» **EXERCISE GOAL**
Extract all lines in the data that contain the word "with".
— Start of RAW DATA —
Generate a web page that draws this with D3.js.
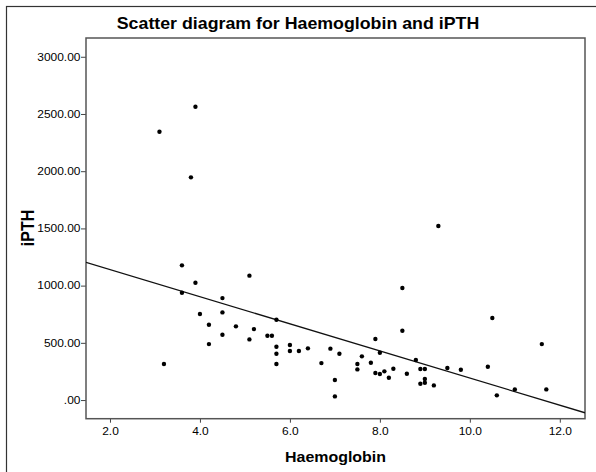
<!DOCTYPE html>
<html>
<head>
<meta charset="utf-8">
<script src="https://cdn.jsdelivr.net/npm/d3@7"></script>
<style>
  body { margin: 0; background: #fff; }
  text { font-family: "Liberation Sans", Arial, sans-serif; fill: #000; }
</style>
</head>
<body>
<svg id="chart"></svg>
<script>
// Haemoglobin (g/dl) and iPTH
var hb = [3.1, 3.9, 3.8, 3.6, 5.1, 3.9, 3.6, 4.5, 4.0, 4.5,
          4.2, 4.8, 5.2, 4.5, 5.1, 4.2, 3.2, 5.7, 5.5, 5.6,
          5.7, 5.7, 5.7, 6.0, 6.0, 6.2, 6.4, 6.7, 6.9, 7.1,
          7.0, 7.0, 7.5, 7.5, 7.6, 7.8, 7.9, 8.0, 7.9, 8.0,
          8.1, 8.2, 8.3, 8.5, 8.5, 8.6, 8.8, 8.9, 9.0, 9.0,
          9.0, 8.9, 9.2, 9.5, 9.8, 10.5, 10.4, 10.6, 11.0, 11.6,
          11.7, 9.3];
var ipth = [2345, 2563, 1946, 1177, 1087, 1025, 938, 891, 752, 766,
            658, 644, 620, 571, 530, 489, 315, 702, 562, 562,
            466, 405, 315, 481, 428, 428, 452, 323, 449, 405,
            175, 32, 315, 268, 382, 326, 533, 414, 236, 227,
            251, 195, 274, 979, 606, 230, 350, 271, 271, 184,
            151, 143, 128, 280, 265, 717, 291, 41, 93, 489,
            93, 1521];

var xTicks = [2, 4, 6, 8, 10, 12];
var xTickLabels = ["2.0", "4.0", "6.0", "8.0", "10.0", "12.0"];
var yTicks = [0, 500, 1000, 1500, 2000, 2500, 3000];
var yTickLabels = [".00", "500.00", "1000.00", "1500.00", "2000.00", "2500.00", "3000.00"];

// fit line: intercept, slope
var fit = [1377, -118.5];

var W = 596, H = 472;
var sx = 1.14; // the original picture is a bit wide

var margin = {top: 38, left: 86},
    width = 499,
    height = 380.7;

var svg = d3.select("#chart")
  .attr("width", W)
  .attr("height", H);

// outer frame, runs off the right and bottom
svg.append("rect")
  .attr("x", 6.5).attr("y", 6.5)
  .attr("width", 620).attr("height", 500)
  .attr("fill", "none")
  .attr("stroke", "#333")
  .attr("stroke-width", 1.2);

svg.append("text")
  .attr("transform", "translate(298,29.3) scale(" + sx + ",1)")
  .attr("text-anchor", "middle")
  .style("font-size", "15.6px")
  .style("font-weight", "bold")
  .text("Scatter diagram for Haemoglobin and iPTH");

var g = svg.append("g").attr("transform", "translate(" + margin.left + "," + margin.top + ")");

var x = d3.scaleLinear().domain([1.467, 12.56]).range([0, width]);
var y = d3.scaleLinear().domain([-163, 3164]).range([height, 0]);

var xAxis = g.append("g")
  .attr("transform", "translate(0," + height + ")")
  .call(d3.axisBottom(x).tickValues(xTicks)
    .tickFormat(function(d, i) { return xTickLabels[i]; })
    .tickSize(4));
xAxis.select(".domain").remove();
xAxis.selectAll("line").attr("stroke", "#444");
xAxis.selectAll("text")
  .attr("y", 16.3).attr("dy", null)
  .attr("transform", "scale(" + sx + ",1)")
  .attr("font-size", null).attr("font-family", null)
  .style("font-size", "10.5px");
xAxis.attr("font-family", null).attr("font-size", null);
xAxis.selectAll(".tick").each(function() {
  // scale around the tick centre
  d3.select(this).select("text").attr("x", 0);
});

var yAxis = g.append("g")
  .call(d3.axisLeft(y).tickValues(yTicks)
    .tickFormat(function(d, i) { return yTickLabels[i]; })
    .tickSize(5));
yAxis.select(".domain").remove();
yAxis.attr("font-family", null).attr("font-size", null);
yAxis.selectAll("line").attr("stroke", "#444");
yAxis.selectAll("text")
  .attr("x", -5.5 / sx)
  .attr("transform", "scale(" + sx + ",1)")
  .style("font-size", "10.5px");

// plot box
g.append("rect")
  .attr("width", width).attr("height", height)
  .attr("fill", "none")
  .attr("stroke", "#555")
  .attr("stroke-width", 1.5);

g.append("clipPath").attr("id", "clip")
  .append("rect").attr("width", width).attr("height", height);

var xd = x.domain();
g.append("line")
  .attr("clip-path", "url(#clip)")
  .attr("x1", x(xd[0])).attr("y1", y(fit[0] + fit[1] * xd[0]))
  .attr("x2", x(xd[1])).attr("y2", y(fit[0] + fit[1] * xd[1]))
  .attr("stroke", "#111")
  .attr("stroke-width", 1.3);

g.selectAll(".dot")
  .data(d3.range(hb.length))
  .enter().append("circle")
    .attr("class", "dot")
    .attr("cx", function(i) { return x(hb[i]); })
    .attr("cy", function(i) { return y(ipth[i]); })
    .attr("r", 2.2)
    .attr("fill", "#000");

svg.append("text")
  .attr("transform", "translate(335.5,461.7) scale(" + sx + ",1)")
  .attr("text-anchor", "middle")
  .style("font-size", "14px")
  .style("font-weight", "bold")
  .text("Haemoglobin");

svg.append("text")
  .attr("transform", "translate(34,228) scale(" + sx + ",1) rotate(-90)")
  .attr("text-anchor", "middle")
  .style("font-size", "16px")
  .style("font-weight", "bold")
  .text("iPTH");
</script>
</body>
</html>
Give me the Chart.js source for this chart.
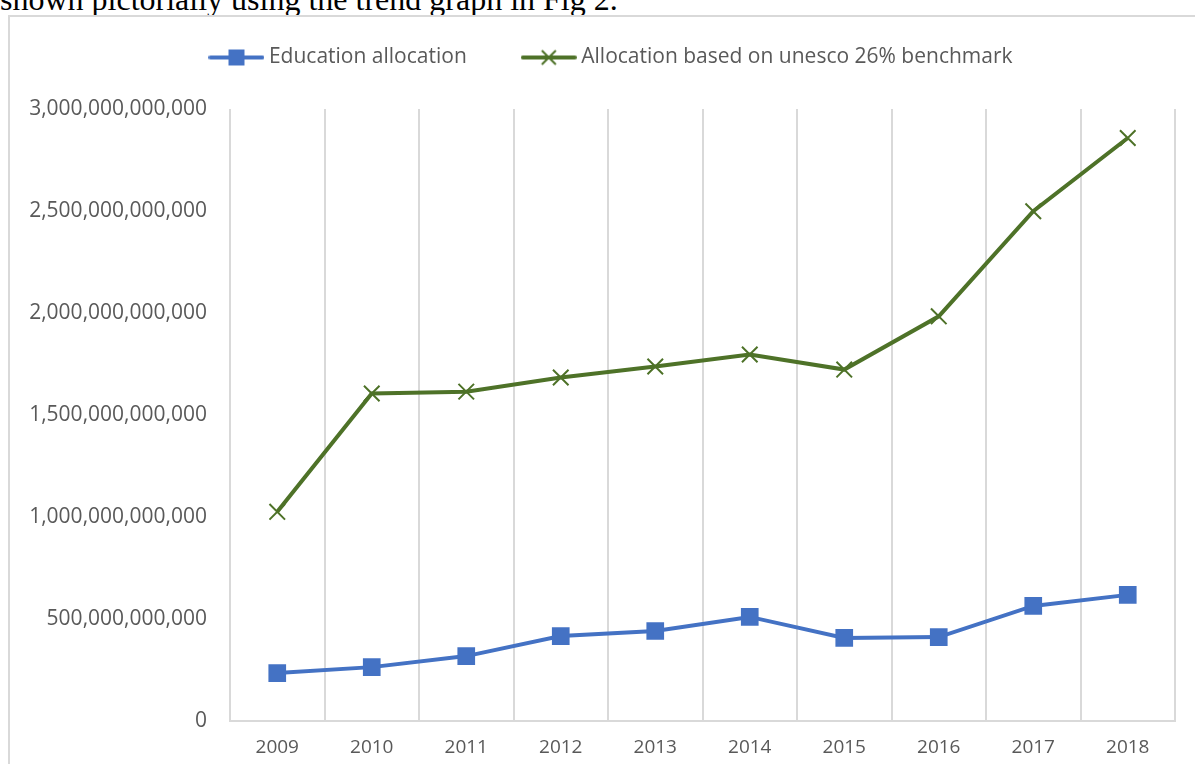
<!DOCTYPE html>
<html>
<head>
<meta charset="utf-8">
<script src="https://cdn.jsdelivr.net/npm/chart.js@4.4.1/dist/chart.umd.min.js"></script>
<style>
  html, body { margin: 0; padding: 0; background: #fff; overflow: hidden; }
  body { width: 1195px; height: 764px; position: relative; }
  #caption {
    position: absolute; left: 0; top: -17px; white-space: nowrap; line-height: 32px;
    font-family: "Liberation Serif", "Times New Roman", serif; font-size: 32px; color: #000;
  }
  #frame {
    position: absolute; left: 8px; top: 15px; width: 1200px; height: 780px;
    border: 2px solid #d9d9d9; box-sizing: border-box;
  }
  /* canvas reaches a little above the frame so the legend can sit high */
  #chartWrap { position: absolute; left: 0; top: -40px; width: 1196px; height: 816px; }
</style>
</head>
<body>
<div id="caption">shown pictorially using the trend graph in Fig 2.</div>
<div id="frame">
  <div id="chartWrap"><canvas id="trendChart"></canvas></div>
</div>
<script>
// --- DATA ---
const years = ['2009', '2010', '2011', '2012', '2013', '2014', '2015', '2016', '2017', '2018'];
const educationAllocation = [
  236e9, 265e9, 319e9, 417e9, 442e9, 511e9, 408e9, 412e9, 565e9, 619e9
];
const unescoBenchmark = [
  1026e9, 1606e9, 1615e9, 1684e9, 1738e9, 1797e9, 1723e9, 1984e9, 2499e9, 2858e9
];
const seriesNames = ['Education allocation', 'Allocation based on unesco 26% benchmark'];

const BLUE = '#4472c4';
const GREEN = '#4e7228';
const TEXT = '#595959';
const GRID = '#d9d9d9';

// Legend swatches: short line with marker on it (like Excel)
function legendIcon(color, marker) {
  const c = document.createElement('canvas');
  c.width = 56; c.height = 20;
  const g = c.getContext('2d');
  g.strokeStyle = color; g.lineWidth = 4; g.lineCap = 'round';
  g.beginPath(); g.moveTo(2, 10); g.lineTo(54, 10); g.stroke();
  if (marker === 'square') {
    g.fillStyle = color; g.fillRect(20, 2, 16, 16);
  } else {
    g.lineWidth = 2; g.lineCap = 'butt';
    g.beginPath();
    g.moveTo(21, 3); g.lineTo(35, 17);
    g.moveTo(35, 3); g.lineTo(21, 17);
    g.stroke();
  }
  return c;
}
const blueIcon = legendIcon(BLUE, 'square');
const greenIcon = legendIcon(GREEN, 'cross');

// Extra room under the legend, and nudge it right to sit where Excel put it
const legendTweak = {
  id: 'legendTweak',
  beforeInit(chart) {
    const origFit = chart.legend.fit;
    chart.legend.fit = function () {
      origFit.bind(chart.legend)();
      this.height += 31;
    };
  },
  afterLayout(chart) {
    chart.legend.left += 21;
    chart.legend.right += 21;
  }
};

const ctx = document.getElementById('trendChart');
new Chart(ctx, {
  type: 'line',
  data: {
    labels: years,
    datasets: [
      {
        label: seriesNames[0],
        data: educationAllocation,
        borderColor: BLUE,
        backgroundColor: BLUE,
        borderWidth: 4,
        pointStyle: 'rect',
        pointRadius: 12.5,
        pointBorderWidth: 0,
        tension: 0
      },
      {
        label: seriesNames[1],
        data: unescoBenchmark,
        borderColor: GREEN,
        backgroundColor: GREEN,
        borderWidth: 4,
        pointStyle: 'cross',
        pointRotation: 45,
        pointRadius: 11,
        pointBorderWidth: 2,
        tension: 0
      }
    ]
  },
  options: {
    responsive: true,
    maintainAspectRatio: false,
    animation: false,
    layout: { padding: { top: 10, right: 31, bottom: 19, left: 0 } },
    plugins: {
      tooltip: { enabled: false },
      legend: {
        position: 'top',
        labels: {
          color: TEXT,
          font: { family: '"Open Sans", sans-serif', size: 21 },
          usePointStyle: true,
          pointStyleWidth: 44,
          boxHeight: 20,
          padding: 60,
          generateLabels: (chart) => chart.data.datasets.map((ds, i) => ({
            text: ds.label,
            pointStyle: i === 0 ? blueIcon : greenIcon,
            datasetIndex: i,
            hidden: false,
            lineWidth: 0,
            fontColor: TEXT
          }))
        }
      }
    },
    scales: {
      x: {
        offset: true,
        grid: { display: true, offset: true, color: GRID, lineWidth: 2, drawTicks: false },
        border: { display: true, color: GRID, width: 2 },
        ticks: {
          color: TEXT, padding: 15,
          font: { family: '"Open Sans", sans-serif', size: 19 }
        }
      },
      y: {
        min: 0, max: 3e12,
        grid: { display: false, drawTicks: false },
        border: { display: false },
        afterFit: (scale) => { scale.width = 220; },
        ticks: {
          stepSize: 5e11,
          color: TEXT, padding: 23,
          font: { family: '"Open Sans", sans-serif', size: 21 },
          callback: (v) => Number(v).toLocaleString('en-US')
        }
      }
    }
  },
  plugins: [legendTweak]
});
</script>
</body>
</html>
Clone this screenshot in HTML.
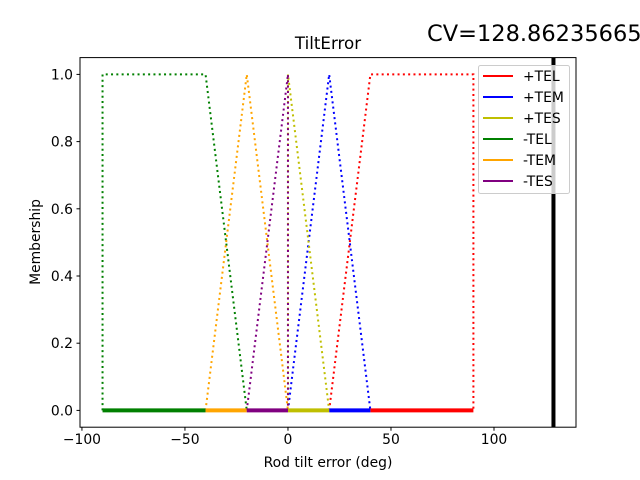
<!DOCTYPE html>
<html><head><meta charset="utf-8"><style>
body{margin:0;background:#fff}
svg{display:block;font-family:"DejaVu Sans","Liberation Sans",sans-serif}
</style></head><body>
<svg id="chart" width="640" height="480" viewBox="0 0 640 480" xmlns="http://www.w3.org/2000/svg">
<rect width="640" height="480" fill="#fff"/>
<text x="328" y="49" font-size="16.7" text-anchor="middle">TiltError</text>
<text x="427" y="41" font-size="22.5">CV=128.86235665</text>
<g id="plot"></g>
<text x="328" y="467" font-size="13.9" text-anchor="middle">Rod tilt error (deg)</text>
<text transform="translate(40,242) rotate(-90)" font-size="13.9" text-anchor="middle">Membership</text>
</svg>
<script>
const seriesNames=["+TEL","+TEM","+TES","-TEL","-TEM","-TES"];
const seriesColors=["#ff0000","#0000ff","#bfbf00","#008000","#ffa500","#800080"];
const seriesX=[[20,40,90,90],[0,20,40],[0,0,20],[-90,-90,-40,-20],[-40,-20,0],[-20,0,0]];
const seriesY=[[0,1,1,0],[0,1,0],[0,1,0],[0,1,1,0],[0,1,0],[0,1,0]];
const baseStart=[40,20,0,-90,-40,-20];
const baseEnd=[90,40,20,-40,-20,0];
const cvValue=128.86235665;
const xTicks=[-100,-50,0,50,100];
const yTicks=[0,0.2,0.4,0.6,0.8,1.0];
const xMin=-100.94,xMax=139.8,yMin=-0.05,yMax=1.05;
const L=80,R=576,T=57.6,B=427.2;
const sx=v=>L+(v-xMin)/(xMax-xMin)*(R-L);
const sy=v=>B-(v-yMin)/(yMax-yMin)*(B-T);
const NS="http://www.w3.org/2000/svg";
const g=document.getElementById('plot');
function mk(tag,attrs,parent){const e=document.createElementNS(NS,tag);for(const k in attrs)e.setAttribute(k,attrs[k]);(parent||g).appendChild(e);return e;}
for(let i=0;i<seriesNames.length;i++){
  const pts=seriesX[i].map((x,j)=>sx(x).toFixed(2)+","+sy(seriesY[i][j]).toFixed(2)).join(" ");
  const p=mk('polyline',{points:pts,fill:'none',stroke:seriesColors[i],'stroke-width':2,'stroke-dasharray':'2 3.3'});
  
  
}
for(let i=0;i<seriesNames.length;i++){
  const ln=mk('line',{x1:sx(baseStart[i]),x2:sx(baseEnd[i]),y1:sy(0),y2:sy(0),stroke:seriesColors[i],'stroke-width':4});
  
  
}
const cv=mk('line',{x1:sx(cvValue),x2:sx(cvValue),y1:T,y2:B,stroke:'#000','stroke-width':4});


const fr=mk('rect',{x:L,y:T,width:R-L,height:B-T,fill:'none',stroke:'#000','stroke-width':1});


xTicks.forEach(v=>{
  const x=sx(v);
  const t=mk('line',{x1:x,x2:x,y1:B,y2:B+3.5,stroke:'#000','stroke-width':1});
  
  
  const tx=mk('text',{x:x,y:B+17,'font-size':13.9,'text-anchor':'middle'});
  tx.textContent=v<0?'\u2212'+(-v):String(v);
  
  
});
yTicks.forEach(v=>{
  const y=sy(v);
  const t=mk('line',{x1:L-3.5,x2:L,y1:y,y2:y,stroke:'#000','stroke-width':1});
  
  
  const tx=mk('text',{x:L-7,y:y+5,'font-size':13.9,'text-anchor':'end'});
  tx.textContent=v.toFixed(1);
  
  
});
const lg=mk('g',{});


mk('rect',{x:478.5,y:65.5,width:91,height:128,rx:2,fill:'#fff','fill-opacity':0.8,stroke:'#ccc','stroke-width':1},lg);
seriesNames.forEach((n,i)=>{
  const y=76+i*21;
  const e=mk('g',{},lg);
  
  
  mk('line',{x1:483,x2:513,y1:y,y2:y,stroke:seriesColors[i],'stroke-width':2},e);
  const t=mk('text',{x:523,y:y+5,'font-size':13.9},e);
  t.textContent=n;
});
</script>
</body></html>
— End of RAW DATA —
» **EXERCISE RESPONSE**
Generate a web page that draws this with D3.js.
// Legend swatches: short line with marker on it (like Excel)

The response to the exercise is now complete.